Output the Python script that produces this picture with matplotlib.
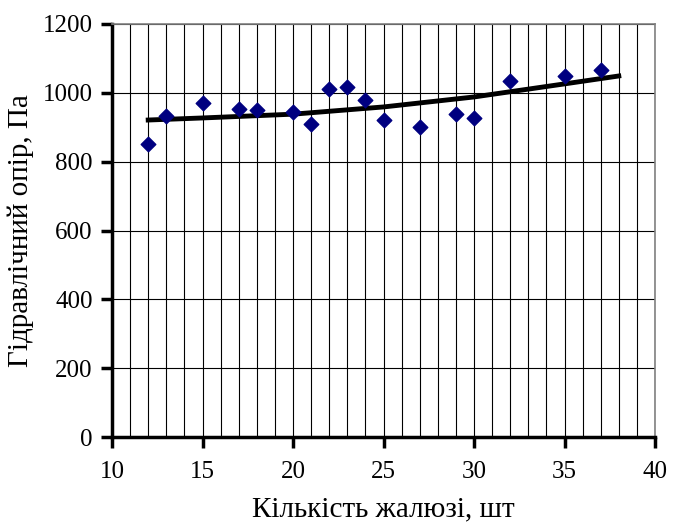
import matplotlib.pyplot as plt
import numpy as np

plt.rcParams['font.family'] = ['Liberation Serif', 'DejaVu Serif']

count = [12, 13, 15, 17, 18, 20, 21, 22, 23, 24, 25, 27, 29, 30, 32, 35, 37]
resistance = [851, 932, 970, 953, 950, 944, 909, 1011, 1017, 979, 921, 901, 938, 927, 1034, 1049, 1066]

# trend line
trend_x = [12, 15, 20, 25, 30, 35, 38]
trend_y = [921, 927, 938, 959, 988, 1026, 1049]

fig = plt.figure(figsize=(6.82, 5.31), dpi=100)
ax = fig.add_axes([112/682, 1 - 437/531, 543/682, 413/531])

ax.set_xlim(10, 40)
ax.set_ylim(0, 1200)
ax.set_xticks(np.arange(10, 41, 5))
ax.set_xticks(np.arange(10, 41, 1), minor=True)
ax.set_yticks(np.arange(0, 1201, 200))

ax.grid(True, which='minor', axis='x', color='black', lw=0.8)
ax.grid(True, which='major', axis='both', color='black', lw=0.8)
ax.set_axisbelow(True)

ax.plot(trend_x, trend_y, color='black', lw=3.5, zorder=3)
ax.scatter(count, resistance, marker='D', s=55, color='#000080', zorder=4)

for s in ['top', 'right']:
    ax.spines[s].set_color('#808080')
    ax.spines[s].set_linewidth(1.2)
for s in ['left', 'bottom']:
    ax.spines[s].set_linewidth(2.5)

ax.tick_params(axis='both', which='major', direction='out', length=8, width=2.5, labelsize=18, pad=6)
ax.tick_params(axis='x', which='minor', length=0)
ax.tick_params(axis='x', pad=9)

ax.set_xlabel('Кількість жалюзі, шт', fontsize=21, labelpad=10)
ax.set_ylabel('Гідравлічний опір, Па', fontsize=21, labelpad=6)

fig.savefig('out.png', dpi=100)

• • •

What the task asks: Repeat, with no pictures, each line from the beginning of the data through the line containing "plt.rcParams['font.family'] = ['Liberation", inclusive.

Result of the task:
Output the Python script that produces this picture with matplotlib.
import matplotlib.pyplot as plt
import numpy as np

plt.rcParams['font.family'] = ['Liberation Serif', 'DejaVu Serif']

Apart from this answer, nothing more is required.